Shopping in Montreal caters to all tastes from lovers of high-end fashion labels to those preferring a more quirky, edgy style. The underground shopping promenade houses some 2,000 stores – about the size of five standard malls! Welcome home, shopaholics. For a more boutique style shopping experience, explore the retailers of Boulevard St-Laurent where Italian fashion designers neighbour with Asian grocers. Antique hunters are likely to find a gem with a stroll along Notre-Dame Street where even modern stores favour a more historical aesthetic. Independent bookstores have a huge presence in downtown Montreal – shelves are lined with locally illustrated zines, rare comics and locally published novels.
Montreal like a Local
If you are looking at flights to Montreal in warmer weather (April to October), pack your most comfortable walking shoes and take in the city as the locals do – by foot or bicycle.
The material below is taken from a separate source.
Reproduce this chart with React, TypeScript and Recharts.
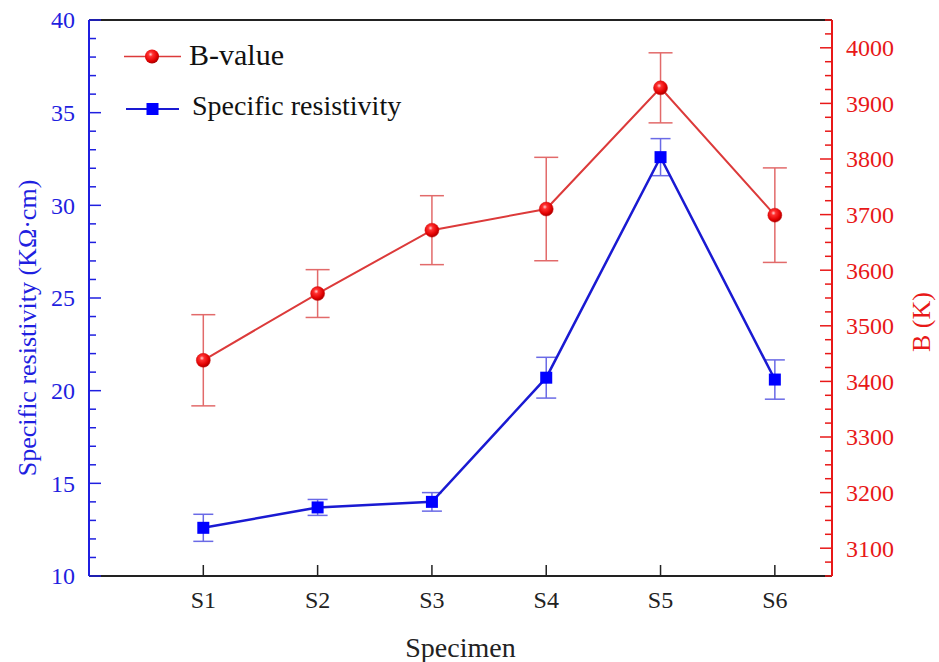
import React from 'react';
import { ComposedChart, Line, XAxis, YAxis, ErrorBar, ReferenceLine } from 'recharts';

// values
const SPECIMENS = ['S1', 'S2', 'S3', 'S4', 'S5', 'S6'];
const RESISTIVITY = [12.6, 13.7, 14.0, 20.7, 32.6, 20.6];
const RESISTIVITY_ERR = [0.73, 0.43, 0.5, 1.1, 1.0, 1.06];
const B_VALUE = [3438, 3558, 3672, 3710, 3928, 3699];
const B_ERR = [82, 43, 62, 93, 63, 85];

const X_TICKS = [1, 2, 3, 4, 5, 6];
const LEFT_MAJOR = [10, 15, 20, 25, 30, 35, 40];
const RIGHT_MAJOR = [3100, 3200, 3300, 3400, 3500, 3600, 3700, 3800, 3900, 4000];

const range = (from: number, to: number, step: number) => {
  const out: number[] = [];
  for (let v = from; v <= to; v += step) out.push(v);
  return out;
};
const LEFT_TICKS = range(10, 40, 1);
const RIGHT_TICKS = range(3050, 4050, 25);

const data = SPECIMENS.map((name, i) => ({
  x: i + 1,
  name,
  res: RESISTIVITY[i],
  resErr: RESISTIVITY_ERR[i],
  b: B_VALUE[i],
  bErr: B_ERR[i],
}));

const W = 939;
const H = 662;
const PLOT = { left: 89, right: 832, top: 20, bottom: 576 };
const FONT = '"Liberation Serif", "Times New Roman", serif';
const BLUE = '#1f1fe0';
const RED = '#e81818';
const BLUE_LINE = '#1a1ad2';
const RED_LINE = '#dc3a3a';

const LeftTick = (props: any) => {
  const { y, payload } = props;
  const major = LEFT_MAJOR.includes(payload.value);
  return (
    <g>
      <line x1={PLOT.left} x2={PLOT.left + (major ? 12 : 7)} y1={y} y2={y} stroke={BLUE} strokeWidth={1.5} />
      {major && (
        <text x={PLOT.left - 14} y={y} dy="0.35em" textAnchor="end" fill={BLUE} fontSize={24} fontFamily={FONT}>
          {payload.value}
        </text>
      )}
    </g>
  );
};

const RightTick = (props: any) => {
  const { y, payload } = props;
  const major = RIGHT_MAJOR.includes(payload.value);
  return (
    <g>
      <line x1={PLOT.right - (major ? 12 : 7)} x2={PLOT.right} y1={y} y2={y} stroke={RED} strokeWidth={1.5} />
      {major && (
        <text x={PLOT.right + 14} y={y} dy="0.35em" textAnchor="start" fill={RED} fontSize={24} fontFamily={FONT}>
          {payload.value}
        </text>
      )}
    </g>
  );
};

const BottomTick = (props: any) => {
  const { x, payload } = props;
  return (
    <g>
      <line x1={x} x2={x} y1={PLOT.bottom} y2={PLOT.bottom - 11} stroke="#222" strokeWidth={1.5} />
      <text x={x} y={PLOT.bottom + 32} textAnchor="middle" fill="#222" fontSize={24} fontFamily={FONT}>
        {SPECIMENS[payload.value - 1]}
      </text>
    </g>
  );
};

const Ball = (props: any) => {
  const { cx, cy, index } = props;
  if (cx == null || cy == null) return <g key={`b-${index}`} />;
  return <circle key={`b-${index}`} cx={cx} cy={cy} r={7} fill="url(#ballRed)" stroke="#d01010" strokeWidth={0.5} />;
};

const Square = (props: any) => {
  const { cx, cy, index } = props;
  if (cx == null || cy == null) return <g key={`s-${index}`} />;
  return <rect key={`s-${index}`} x={cx - 6} y={cy - 6} width={12} height={12} fill="#0000ff" />;
};

export default function App() {
  return (
    <div style={{ position: 'absolute', left: 0, top: 0, width: W, height: H, background: '#fff' }}>
      <ComposedChart width={W} height={H} data={data} margin={{ top: 20, right: 0, bottom: 0, left: 0 }}>
        <XAxis
          type="number"
          dataKey="x"
          domain={[0, 6.5]}
          ticks={X_TICKS}
          interval={0}
          height={86}
          tick={<BottomTick />}
          tickLine={false}
          axisLine={{ stroke: '#222', strokeWidth: 2 }}
          label={{ value: 'Specimen', position: 'center', dy: 28, fill: '#222', fontSize: 28, fontFamily: FONT }}
        />
        <YAxis
          yAxisId="left"
          orientation="left"
          domain={[10, 40]}
          ticks={LEFT_TICKS}
          interval={0}
          width={89}
          tick={<LeftTick />}
          tickLine={false}
          axisLine={{ stroke: BLUE, strokeWidth: 2 }}
          label={{
            value: 'Specific resistivity (KΩ·cm)',
            angle: -90,
            position: 'center',
            dx: -18,
            dy: 30,
            fill: BLUE,
            fontSize: 26,
            fontFamily: FONT,
          }}
        />
        <YAxis
          yAxisId="right"
          orientation="right"
          domain={[3050, 4050]}
          ticks={RIGHT_TICKS}
          interval={0}
          width={107}
          tick={<RightTick />}
          tickLine={false}
          axisLine={{ stroke: RED, strokeWidth: 2 }}
          label={{ value: 'B (K)', angle: -90, position: 'center', dx: 35, dy: 24, fill: RED, fontSize: 26, fontFamily: FONT }}
        />
        <ReferenceLine yAxisId="left" y={40} stroke="#222" strokeWidth={2} />
        <Line
          yAxisId="left"
          type="linear"
          dataKey="res"
          stroke={BLUE_LINE}
          strokeWidth={2.5}
          dot={Square}
          activeDot={false}
          isAnimationActive={false}
        >
          <ErrorBar dataKey="resErr" direction="y" width={10} stroke="#6a6ae6" strokeWidth={1.5} />
        </Line>
        <Line
          yAxisId="right"
          type="linear"
          dataKey="b"
          stroke={RED_LINE}
          strokeWidth={2}
          dot={Ball}
          activeDot={false}
          isAnimationActive={false}
        >
          <ErrorBar dataKey="bErr" direction="y" width={12} stroke="#e26a6a" strokeWidth={1.5} />
        </Line>
      </ComposedChart>
      <svg
        width={W}
        height={H}
        style={{ position: 'absolute', left: 0, top: 0, pointerEvents: 'none' }}
      >
        <defs>
          <radialGradient id="ballRed" cx="40%" cy="35%" r="65%">
            <stop offset="0%" stopColor="#ffd0d0" />
            <stop offset="25%" stopColor="#ff3030" />
            <stop offset="75%" stopColor="#e00000" />
            <stop offset="100%" stopColor="#a80000" />
          </radialGradient>
        </defs>
        <line x1={124} x2={181} y1={56.5} y2={56.5} stroke={RED_LINE} strokeWidth={1.5} />
        <circle cx={152} cy={56.5} r={7} fill="url(#ballRed)" />
        <text x={189} y={65} fontSize={30} fontFamily={FONT} fill="#111">
          B-value
        </text>
        <line x1={126} x2={179} y1={109} y2={109} stroke={BLUE_LINE} strokeWidth={2} />
        <rect x={146.5} y={103} width={12} height={12} fill="#0000ff" />
        <text x={192} y={115} fontSize={28} fontFamily={FONT} fill="#111">
          Specific resistivity
        </text>
      </svg>
    </div>
  );
}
Watch your step when the temperatures drop as sidewalks can get a little icy. 'Happy hour' (loosely taking place from 5 to 7) is a very serious ritual where hardworking residents clock off and head to their favourite bar for a tipple. You will spot locals with a cider or cocktail in hand and antipasto platters on the table. Enjoy a long, leisurely brunch by day and cheer on at a raucous hockey game at night to embrace Montreal in true local style.